In 50 years, what are people going to think of the space which now occupies where the twin towers were?
A little late for the September 11 anniversary, but oh well.
I’ve been giving some thought to the design of cities, and how the place which used to be the World Trade Centers will be treated in 50 years. Ten years on, it’s still a construction site. Already many people have grown up and don’t know what happened there. By the time it is finished, the monument will already mean something different to what it would have one or two years after the buildings collapsed.
In 50 years will people know about the monuments? Will they care? Or will it be some abstract thing which they all acknowledge but has no truth to them? Will people meet up there because it’s an easy location to find? A nice park? Will people throw flowers in?

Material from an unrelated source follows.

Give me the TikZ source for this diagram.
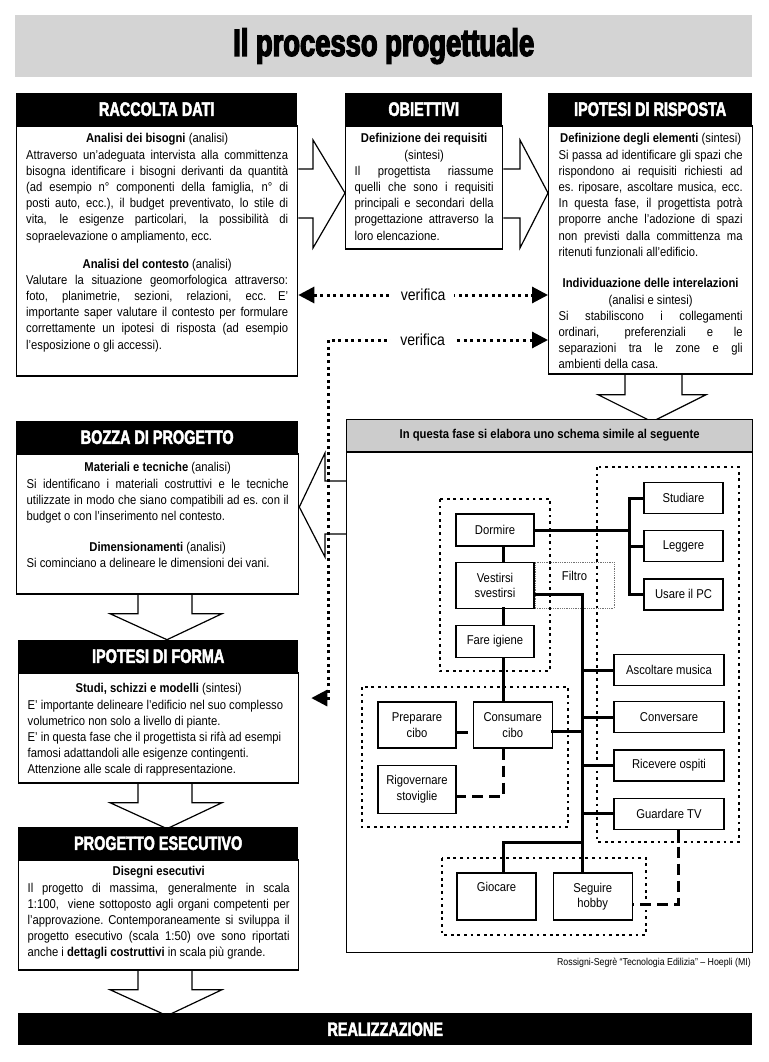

Does building a monument to a terrorist act mean the terrorists win? I mean, in the end all that’s left is a message like “A long time ago terrorists did something here, and now it's all roses”. The monument itself appears to “celebrate” (unsure of the right word to use here) the lack of the towers themselves. The loss of life, perhaps, but not the heroism of, say, the first responders. If a monument is a celebration, then isn’t it celebrating the terrorist act itself? Tacitly, I mean.
So “commercialised” or whatever it may be, it is a part of the city, and will stay there for a long time. It may become an “attraction” of sorts. A strange thing to think of.